Sketch for an Ofrenda

 

Sketch of a Calaca – Watercolor/pencil/ink on paper – 8×11 inches

For those paying attention, the edges of the worlds of the dead and the worlds of the living constantly overlap. Sometimes they interpenetrate. The veils between them evaporate, and the worlds flow into each other.

Those not paying attention notice an opening, perhaps, on the last days of October.

“To the people of New York, Paris, or London, ‘death’ is a word that is never pronounced because it burns the lips,” observed Octavio Paz, the Nobel Prize-winning Mexican poet. In the United States, the “festival” of “All Hallow’s Eve” seems to focus primarily on what we most fear: Death, above all.
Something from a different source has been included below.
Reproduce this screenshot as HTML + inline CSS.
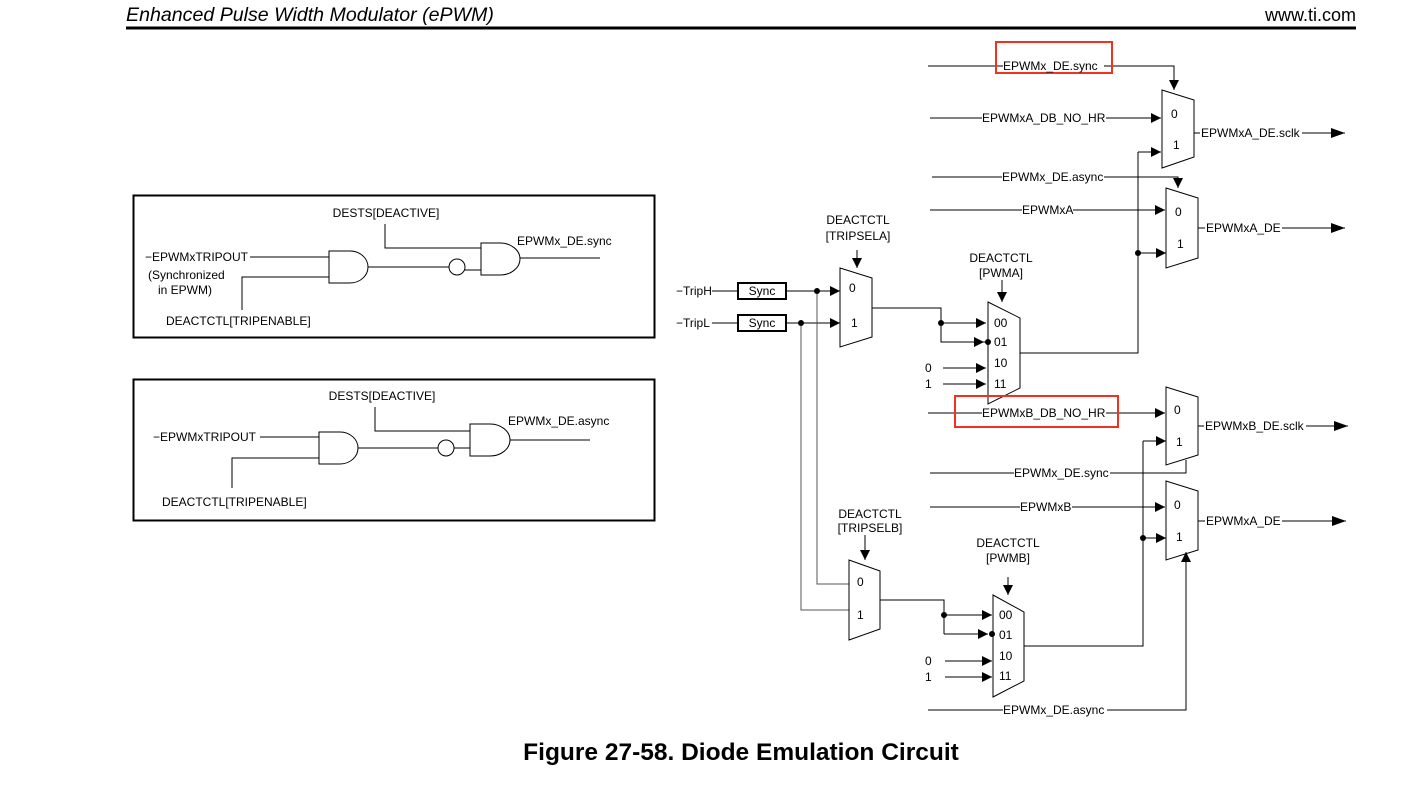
<!DOCTYPE html>
<html><head><meta charset="utf-8"><style>
body{margin:0;background:#fff;}
svg{display:block;}
text{font-family:"Liberation Sans",Arial,sans-serif;font-size:12px;fill:#000;}
</style></head><body>
<svg width="1424" height="809" viewBox="0 0 1424 809" xmlns="http://www.w3.org/2000/svg">
<defs>
<marker id="a" viewBox="0 0 10 10" refX="10" refY="5" markerWidth="10" markerHeight="10" markerUnits="userSpaceOnUse" orient="auto"><path d="M0,0L10,5L0,10z" fill="#000"/></marker>
<marker id="b" viewBox="0 0 14 10" refX="14" refY="5" markerWidth="14" markerHeight="10" markerUnits="userSpaceOnUse" orient="auto"><path d="M0,0L14,5L0,10z" fill="#000"/></marker>
</defs>
<text x="126" y="21" style="font-size:19.6px;font-style:italic">Enhanced Pulse Width Modulator (ePWM)</text>
<text x="1356" y="21" text-anchor="end" style="font-size:18px">www.ti.com</text>
<line x1="126" y1="28" x2="1356" y2="28" stroke="#000" stroke-width="3"/>

<g fill="none" stroke="#000" stroke-width="1">
<rect x="133.5" y="195.5" width="521" height="142" stroke-width="2"/>
<path d="M385,224V248H481M250,257H329M242,310V277H329M368,267H449M465,270H481M520,258H600"/>
<path d="M329,251H350A18,16 0 0 1 350,283H329Z"/>
<circle cx="457" cy="267" r="8"/>
<path d="M481,243H500A20,16 0 0 1 500,275H481Z"/>
<rect x="133.5" y="379.5" width="521" height="141" stroke-width="2"/>
<path d="M375,407V431H470M260,437H319M232,488V458H319M358,448H438M454,448H470M510,440H590"/>
<path d="M319,432H340A18,16 0 0 1 340,464H319Z"/>
<circle cx="446" cy="448" r="8"/>
<path d="M470,424H490A20,16 0 0 1 490,456H470Z"/>

<path d="M712,291H738M712,323H738"/>
<rect x="738" y="283" width="48" height="16" stroke-width="2"/>
<rect x="738" y="315" width="48" height="16" stroke-width="2"/>
<path d="M786,291H840" marker-end="url(#a)"/>
<path d="M786,323H840" marker-end="url(#a)"/>
<path d="M817,291V584H849M801,323V610H849" stroke="#555"/>
<path d="M840,268L872,278V337L840,347Z"/>
<path d="M857,250V268" marker-end="url(#a)"/>
<path d="M872,308H941V342H988" />
<path d="M941,323H986" marker-end="url(#a)"/>
<path d="M941,342H984" marker-end="url(#a)"/>
<path d="M988,302L1020,318V388L988,404Z"/>
<path d="M1002,280V302" marker-end="url(#a)"/>
<path d="M943,368H986" marker-end="url(#a)"/>
<path d="M943,384H986" marker-end="url(#a)"/>
<path d="M1020,353H1138V152"/>
<path d="M1138,152H1161" marker-end="url(#a)"/>
<path d="M1138,253H1166" marker-end="url(#a)"/>
<path d="M1162,90L1194,100V157L1162,168Z"/>
<path d="M928,66H1174V90" marker-end="url(#a)"/>
<path d="M930,118H1161" marker-end="url(#a)"/>
<path d="M1194,133H1345" marker-end="url(#b)"/>
<path d="M1166,188L1198,198V258L1166,268Z"/>
<path d="M932,177H1178V188" marker-end="url(#a)"/>
<path d="M930,210H1165" marker-end="url(#a)"/>
<path d="M1198,228H1345" marker-end="url(#b)"/>
<path d="M1166,387L1198,397V455L1166,465Z"/>
<path d="M928,413H1165" marker-end="url(#a)"/>
<path d="M930,473H1186V460"/>
<path d="M1198,426H1348" marker-end="url(#b)"/>
<path d="M1166,481L1198,491V550L1166,560Z"/>
<path d="M930,507H1165" marker-end="url(#a)"/>
<path d="M928,710H1186V552" marker-end="url(#a)"/>
<path d="M1198,521H1346" marker-end="url(#b)"/>
<path d="M849,560L880,571V629L849,640Z"/>
<path d="M865,535V560" marker-end="url(#a)"/>
<path d="M880,600H944V634"/>
<path d="M944,615H992" marker-end="url(#a)"/>
<path d="M944,634H988" marker-end="url(#a)"/>
<path d="M993,595L1024,612V681L993,697Z"/>
<path d="M1008,577V595" marker-end="url(#a)"/>
<path d="M945,661H992" marker-end="url(#a)"/>
<path d="M945,677H992" marker-end="url(#a)"/>
<path d="M1024,646H1143V441"/>
<path d="M1143,441H1166" marker-end="url(#a)"/>
<path d="M1143,538H1166" marker-end="url(#a)"/>
<rect x="996" y="42" width="116" height="31" stroke="#e32" stroke-width="2"/>
<rect x="955" y="396" width="163" height="31" stroke="#e32" stroke-width="2"/>
</g>
<g fill="#000">
<circle cx="817" cy="291" r="3"/><circle cx="801" cy="323" r="3"/>
<circle cx="941" cy="323" r="3"/><circle cx="988" cy="342" r="3"/>
<circle cx="1138" cy="253" r="3"/>
<circle cx="944" cy="615" r="3"/><circle cx="992" cy="634" r="3"/>
<circle cx="1143" cy="538" r="3"/>
</g>

<g>
<text x="386" y="217" text-anchor="middle">DESTS[DEACTIVE]</text>
<text x="145" y="261">−EPWMxTRIPOUT</text>
<text x="148" y="279">(Synchronized</text>
<text x="158" y="294">in EPWM)</text>
<text x="166" y="325">DEACTCTL[TRIPENABLE]</text>
<text x="517" y="245">EPWMx_DE.sync</text>
<text x="382" y="400" text-anchor="middle">DESTS[DEACTIVE]</text>
<text x="153" y="441">−EPWMxTRIPOUT</text>
<text x="162" y="506">DEACTCTL[TRIPENABLE]</text>
<text x="508" y="425">EPWMx_DE.async</text>
<text x="676" y="295">−TripH</text>
<text x="676" y="327">−TripL</text>
<text x="762" y="295" text-anchor="middle">Sync</text>
<text x="762" y="327" text-anchor="middle">Sync</text>
<text x="858" y="224" text-anchor="middle">DEACTCTL</text>
<text x="858" y="240" text-anchor="middle">[TRIPSELA]</text>
<text x="849" y="292">0</text><text x="851" y="327">1</text>
<text x="1001" y="262" text-anchor="middle">DEACTCTL</text>
<text x="1001" y="277" text-anchor="middle">[PWMA]</text>
<text x="994" y="327">00</text><text x="994" y="346">01</text><text x="994" y="367">10</text><text x="994" y="388">11</text>
<text x="925" y="372">0</text><text x="925" y="388">1</text>
<text x="870" y="518" text-anchor="middle">DEACTCTL</text>
<text x="870" y="532" text-anchor="middle">[TRIPSELB]</text>
<text x="857" y="586">0</text><text x="857" y="619">1</text>
<text x="1008" y="547" text-anchor="middle">DEACTCTL</text>
<text x="1008" y="562" text-anchor="middle">[PWMB]</text>
<text x="999" y="619">00</text><text x="999" y="639">01</text><text x="999" y="660">10</text><text x="999" y="680">11</text>
<text x="925" y="665">0</text><text x="925" y="681">1</text>
<text x="1171" y="118">0</text><text x="1173" y="149">1</text>
<text x="1175" y="216">0</text><text x="1177" y="248">1</text>
<text x="1174" y="414">0</text><text x="1176" y="446">1</text>
<text x="1174" y="509">0</text><text x="1176" y="541">1</text>
</g>
<g>
<rect x="1003" y="58" width="101" height="14" fill="#fff"/><text x="1003" y="70">EPWMx_DE.sync</text>
<rect x="982" y="111" width="124" height="14" fill="#fff"/><text x="982" y="122">EPWMxA_DB_NO_HR</text>
<rect x="1002" y="170" width="102" height="14" fill="#fff"/><text x="1002" y="181">EPWMx_DE.async</text>
<rect x="1022" y="203" width="51" height="14" fill="#fff"/><text x="1022" y="214">EPWMxA</text>
<rect x="1200" y="126" width="102" height="14" fill="#fff"/><text x="1201" y="137">EPWMxA_DE.sclk</text>
<rect x="1205" y="221" width="77" height="14" fill="#fff"/><text x="1206" y="232">EPWMxA_DE</text>
<rect x="982" y="406" width="124" height="14" fill="#fff"/><text x="982" y="417">EPWMxB_DB_NO_HR</text>
<rect x="1014" y="466" width="96" height="14" fill="#fff"/><text x="1014" y="477">EPWMx_DE.sync</text>
<rect x="1020" y="500" width="52" height="14" fill="#fff"/><text x="1020" y="511">EPWMxB</text>
<rect x="1204" y="419" width="102" height="14" fill="#fff"/><text x="1205" y="430">EPWMxB_DE.sclk</text>
<rect x="1205" y="514" width="77" height="14" fill="#fff"/><text x="1206" y="525">EPWMxA_DE</text>
<rect x="1003" y="703" width="104" height="14" fill="#fff"/><text x="1003" y="714">EPWMx_DE.async</text>
</g>
<text x="741" y="760" text-anchor="middle" style="font-size:24.5px;font-weight:bold">Figure 27-58. Diode Emulation Circuit</text>
</svg>
</body></html>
So dark thoughts predominate our imaginations, the creepy, the macabre: ghouls, zombies, spooks, malevolent ghosts, whatever puts the frighteners on people.

Paz continues: “The Mexican, however, frequents (Death), jokes about it, caresses it, sleeps with it, celebrates it; it is one of his favorite toys and most steadfast love.” This joyful spirit becomes most visible on the second day of November, the Day of the Dead. On this day, and the night before, families visit the graves of those they love and bring offerings of food, flowers, drinks, music, that is, whatever the soul who now lives in the world of shadows used to love when he or she lived with us on this side of the veils.

An ofrenda is a temporary altar constructed to honor those who are not alive – in our sense of the word — in this world. My sketch was inspired by this ofrenda I saw a few days ago in a Vidanta resort in Mexico, in Nuevo Vallarta.

Here’s the first sketch, from Nuevo Vallarta when I realized that I didn’t want an altar in the traditional sense. I noticed that the shapes of the clouds echoed the shapes of the marigolds, (or xempatzuchil), the traditional ofrenda flower. I wanted instead to create an intersection of worlds in which clouds, the sea, marigolds, birds, forces of nature, were all part of the altar. Several sketches later, I ended with this one. I don’t know whether I’ll turn it into a real painting or not.

Sketch for an Ofrenda — Pencil, ink and watercolor – 8 x 11 inches

Above all, I wanted my ofrenda to be light and good-humored, to reflect the spirit of a fiesta. We enjoy dancing with Life, don’t we? As Octavio Paz suggests, learning how to dance with her twin sister should be fun as well. After all, we’ll be dancing with that one soon enough — and for a long time. ¡Feliz Día de Los Muertos!